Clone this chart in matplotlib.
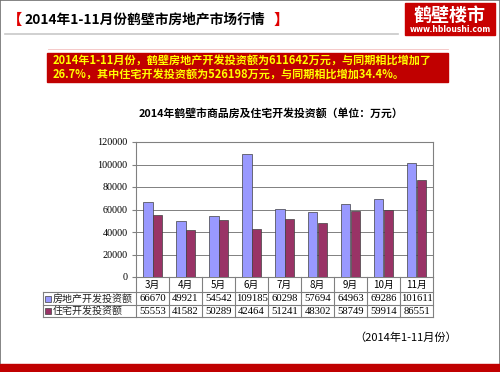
import numpy as np
import matplotlib
matplotlib.use('Agg')
import matplotlib.pyplot as plt
from matplotlib.patches import Rectangle
from matplotlib.lines import Line2D
import matplotlib.transforms as mtransforms

plt.rcParams['font.family'] = ['Noto Sans CJK SC', 'DejaVu Sans']

months = ['3月', '4月', '5月', '6月', '7月', '8月', '9月', '10月', '11月']
dev_invest = [66670, 49921, 54542, 109185, 60298, 57694, 64963, 69286, 101611]
res_invest = [55553, 41582, 50289, 42464, 51241, 48302, 58749, 59914, 86551]
series_names = ['房地产开发投资额', '住宅开发投资额']
yticks = [0, 20000, 40000, 60000, 80000, 100000, 120000]

W, H = 500, 372
fig = plt.figure(figsize=(W / 100, H / 100), dpi=100)


def fx(px):
    return px / W


def fy(py):
    return 1 - py / H


def hline(x0, x1, y, color='#808080', lw=0.8):
    fig.add_artist(Line2D([fx(x0), fx(x1)], [fy(y), fy(y)], color=color, lw=lw,
                          transform=fig.transFigure))


def vline(x, y0, y1, color='#808080', lw=0.8):
    fig.add_artist(Line2D([fx(x), fx(x)], [fy(y0), fy(y1)], color=color, lw=lw,
                          transform=fig.transFigure))


# slide frame and header
fig.add_artist(Rectangle((0, 0), 1, 1, transform=fig.transFigure, fill=False,
                         ec='#707070', lw=1.2))
fig.text(fx(7), fy(20), '【', color='#E00000', fontsize=11, fontweight='bold',
         va='center', ha='left')
fig.text(fx(24), fy(20), '2014年1-11月份鹤壁市房地产市场行情', color='black',
         fontsize=9.9, fontweight='bold', va='center', ha='left')
fig.text(fx(274), fy(20), '】', color='#E00000', fontsize=11, fontweight='bold',
         va='center', ha='left')
hline(5, 398, 34, color='#C8C8C8', lw=1.2)

# logo
fig.add_artist(Rectangle((fx(405), fy(35)), fx(90), 32 / H, transform=fig.transFigure,
                         color='#C80000'))
fig.text(fx(450), fy(15), '鹤壁楼市', color='white', fontsize=13, fontweight='bold',
         va='center', ha='center')
fig.text(fx(450), fy(29), 'www.hbloushi.com', color='white', fontsize=5.5,
         fontweight='bold', va='center', ha='center', family='DejaVu Sans')
hline(48, 448, 49, color='#F4C0C0', lw=0.6)

# summary box
fig.add_artist(Rectangle((fx(47), fy(82)), fx(401), 29 / H, transform=fig.transFigure,
                         color='#C00000'))
fig.text(fx(53), fy(60), '2014年1-11月份，鹤壁房地产开发投资额为611642万元，与同期相比增加了',
         color='#FFFF00', fontsize=8.0, fontweight='bold', va='center', ha='left')
fig.text(fx(53), fy(74), '26.7%，其中住宅开发投资额为526198万元，与同期相比增加34.4%。',
         color='#FFFF00', fontsize=8.0, fontweight='bold', va='center', ha='left')

# chart title
fig.text(fx(271), fy(113), '2014年鹤壁市商品房及住宅开发投资额（单位：万元）',
         color='black', fontsize=7.8, fontweight='bold', va='center', ha='center')

# plot
ax_l, ax_r, ax_t, ax_b = 136, 433, 142, 277
ax = fig.add_axes([fx(ax_l), fy(ax_b), fx(ax_r - ax_l), (ax_b - ax_t) / H])
x = np.arange(len(months))
bw = 0.3
ax.bar(x - bw / 2, dev_invest, bw, color='#9999FF', edgecolor='#404040', lw=0.5,
       zorder=3)
ax.bar(x + bw / 2, res_invest, bw, color='#993366', edgecolor='#404040', lw=0.5,
       zorder=3)
ax.set_xlim(-0.5, len(months) - 0.5)
ax.set_ylim(0, 120000)
ax.set_yticks(yticks)
ax.set_yticklabels([str(v) for v in yticks], family='Liberation Serif', fontsize=7.3)
ax.tick_params(axis='y', length=3, color='#808080', pad=3)
ax.set_xticks([])
ax.grid(axis='y', color='#808080', lw=0.7, zorder=0)
for s in ax.spines.values():
    s.set_color('#808080')
    s.set_linewidth(0.8)

# data table under the chart
row_y = [277, 292, 305, 317]
trans = mtransforms.blended_transform_factory(ax.transData, fig.transFigure)
for i in range(len(months) + 1):
    ax.plot([i - 0.5, i - 0.5], [fy(row_y[0]), fy(row_y[-1])], color='#808080',
            lw=0.8, transform=trans, clip_on=False)
for yy in row_y[1:]:
    hline(43, ax_r, yy)
vline(43, row_y[1], row_y[-1])
for i, m in enumerate(months):
    ax.text(i, fy((row_y[0] + row_y[1]) / 2), m, transform=trans, ha='center',
            va='center', fontsize=7, color='black')
    ax.text(i, fy((row_y[1] + row_y[2]) / 2), str(dev_invest[i]), transform=trans,
            ha='center', va='center', fontsize=7.7, family='Liberation Serif')
    ax.text(i, fy((row_y[2] + row_y[3]) / 2), str(res_invest[i]), transform=trans,
            ha='center', va='center', fontsize=7.7, family='Liberation Serif')
for r, (name, col) in enumerate(zip(series_names, ['#9999FF', '#993366'])):
    yc = (row_y[r + 1] + row_y[r + 2]) / 2
    fig.add_artist(Rectangle((fx(45), fy(yc + 3)), fx(6), 6 / H,
                             transform=fig.transFigure, fc=col, ec='#404040', lw=0.5))
    fig.text(fx(53), fy(yc), name, fontsize=7.2, va='center', ha='left', color='#222222')

# footer
fig.text(fx(406), fy(338), '（2014年1-11月份）', fontsize=8, va='center', ha='center')
fig.add_artist(Rectangle((0, 0), 1, 8 / H, transform=fig.transFigure, color='#C00000'))

plt.savefig('out.png', dpi=100)
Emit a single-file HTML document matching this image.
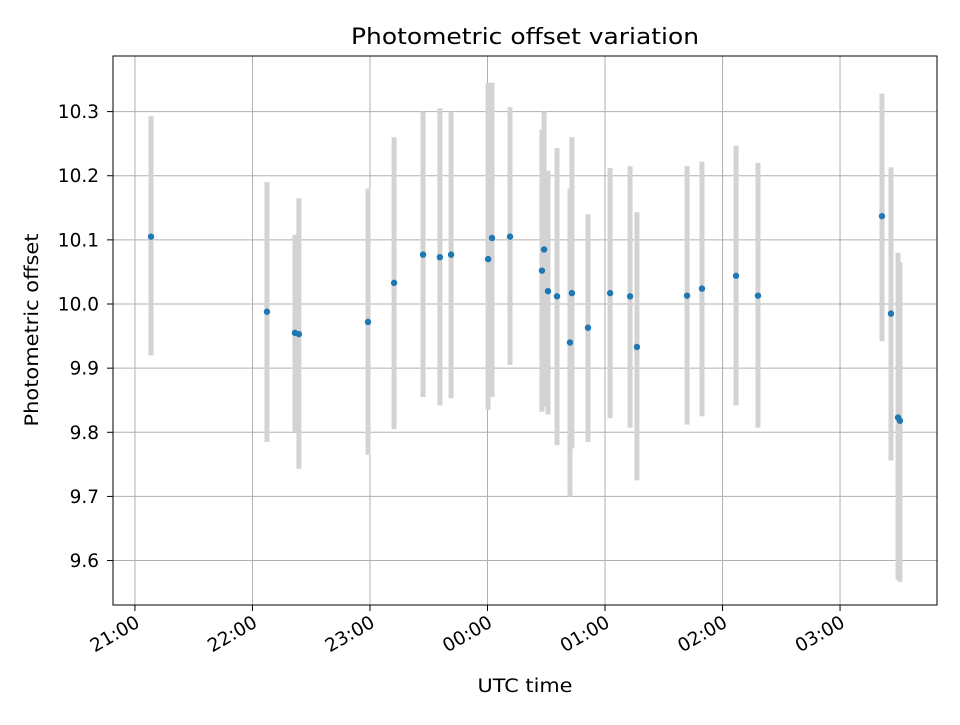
<!DOCTYPE html>
<html><head><meta charset="utf-8"><style>
body{margin:0;background:#fff}
svg text{font-family:"DejaVu Sans","Liberation Sans",sans-serif;fill:#000}
</style></head><body>
<svg id="chart" width="960" height="720" viewBox="0 0 960 720" xmlns="http://www.w3.org/2000/svg">
<rect width="960" height="720" fill="#fff"/>
<g id="grid"></g><g id="bars"></g><g id="pts"></g><g id="ticks"></g>
<rect x="113" y="56" width="824" height="549" fill="none" stroke="#000" stroke-width="1"/>
<text x="525" y="44" font-size="22" text-anchor="middle" textLength="348" lengthAdjust="spacingAndGlyphs">Photometric offset variation</text>
<text x="525" y="692" font-size="18.5" text-anchor="middle" textLength="95" lengthAdjust="spacingAndGlyphs">UTC time</text>
<text transform="translate(38,330) rotate(-90)" font-size="18.5" text-anchor="middle" textLength="193" lengthAdjust="spacingAndGlyphs">Photometric offset</text>
</svg>
<script>
// minutes since 21:00 UTC
const times=[8.2,67.4,81.7,83.7,119,132.3,147.1,155.7,161.4,180.3,182.3,191.5,207.8,208.9,210.9,215.5,222.1,223.1,231.3,242.6,252.8,256.3,281.9,289.5,306.9,318.1,381.4,386,389.6,390.6];
const offsets=[10.105,9.988,9.955,9.953,9.972,10.033,10.077,10.073,10.077,10.07,10.103,10.105,10.052,10.085,10.02,10.012,9.94,10.017,9.963,10.017,10.012,9.933,10.013,10.024,10.044,10.013,10.137,9.985,9.823,9.818];
const errLow=[9.92,9.785,9.80,9.743,9.765,9.805,9.855,9.842,9.853,9.835,9.855,9.905,9.832,9.84,9.828,9.78,9.70,9.775,9.785,9.822,9.807,9.725,9.812,9.825,9.842,9.807,9.942,9.756,9.57,9.567];
const errHigh=[10.293,10.19,10.108,10.165,10.18,10.26,10.30,10.305,10.30,10.345,10.345,10.307,10.272,10.30,10.208,10.243,10.18,10.26,10.14,10.212,10.215,10.143,10.215,10.222,10.247,10.22,10.328,10.213,10.08,10.065];
const yTicks=[9.6,9.7,9.8,9.9,10.0,10.1,10.2,10.3];
const xTickMin=[0,60,120,180,240,300,360];
const xTickLabels=["21:00","22:00","23:00","00:00","01:00","02:00","03:00"];
const X0=113,X1=937,Y0=605,Y1=56,xmin=-11.2,xmax=409.5,ymin=9.5307,ymax=10.3867;
const sx=m=>X0+(m-xmin)/(xmax-xmin)*(X1-X0);
const sy=v=>Y0-(v-ymin)/(ymax-ymin)*(Y0-Y1);
const NS="http://www.w3.org/2000/svg";
function mk(t,a,p){const e=document.createElementNS(NS,t);for(const k in a)e.setAttribute(k,a[k]);p.appendChild(e);return e;}
const G=document.getElementById('grid'),B=document.getElementById('bars'),P=document.getElementById('pts'),T=document.getElementById('ticks');
yTicks.forEach(v=>{const y=sy(v);
 const l=mk('line',{x1:X0,x2:X1,y1:y,y2:y,stroke:'#b0b0b0','stroke-width':1},G);
 
 
 mk('line',{x1:X0-6,x2:X0,y1:y,y2:y,stroke:'#000'},T);
 const t=mk('text',{x:X0-14,y:y+6.5,'font-size':18.5,'text-anchor':'end'},T);t.textContent=v.toFixed(1);
 
 
});
xTickMin.forEach((m,i)=>{const x=sx(m);
 const l=mk('line',{x1:x,x2:x,y1:Y1,y2:Y0,stroke:'#b0b0b0','stroke-width':1},G);
 
 
 mk('line',{x1:x,x2:x,y1:Y0,y2:Y0+6,stroke:'#000'},T);
 const t=mk('text',{transform:`translate(${x+6},${Y0+21}) rotate(-30)`,'font-size':18.5,'text-anchor':'end'},T);t.textContent=xTickLabels[i];
 
 
});
times.forEach((m,i)=>{const x=sx(m);
 const b=mk('line',{x1:x,x2:x,y1:sy(errLow[i]),y2:sy(errHigh[i]),stroke:'#d3d3d3','stroke-width':5},B);
 
 
 const c=mk('circle',{cx:x,cy:sy(offsets[i]),r:3.2,fill:'#1f77b4'},P);
 
 
});
</script>
</body></html>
----------
The problem:
Only the lines from the top of the data through the line with "yticks = [0, 20000, 40000, 60000, 80000, 100000, 120000]" should be quoted, exactly and with both ends kept; skip the pictures.

Exercise output:
Clone this chart in matplotlib.
import numpy as np
import matplotlib
matplotlib.use('Agg')
import matplotlib.pyplot as plt
from matplotlib.patches import Rectangle
from matplotlib.lines import Line2D
import matplotlib.transforms as mtransforms

plt.rcParams['font.family'] = ['Noto Sans CJK SC', 'DejaVu Sans']

months = ['3月', '4月', '5月', '6月', '7月', '8月', '9月', '10月', '11月']
dev_invest = [66670, 49921, 54542, 109185, 60298, 57694, 64963, 69286, 101611]
res_invest = [55553, 41582, 50289, 42464, 51241, 48302, 58749, 59914, 86551]
series_names = ['房地产开发投资额', '住宅开发投资额']
yticks = [0, 20000, 40000, 60000, 80000, 100000, 120000]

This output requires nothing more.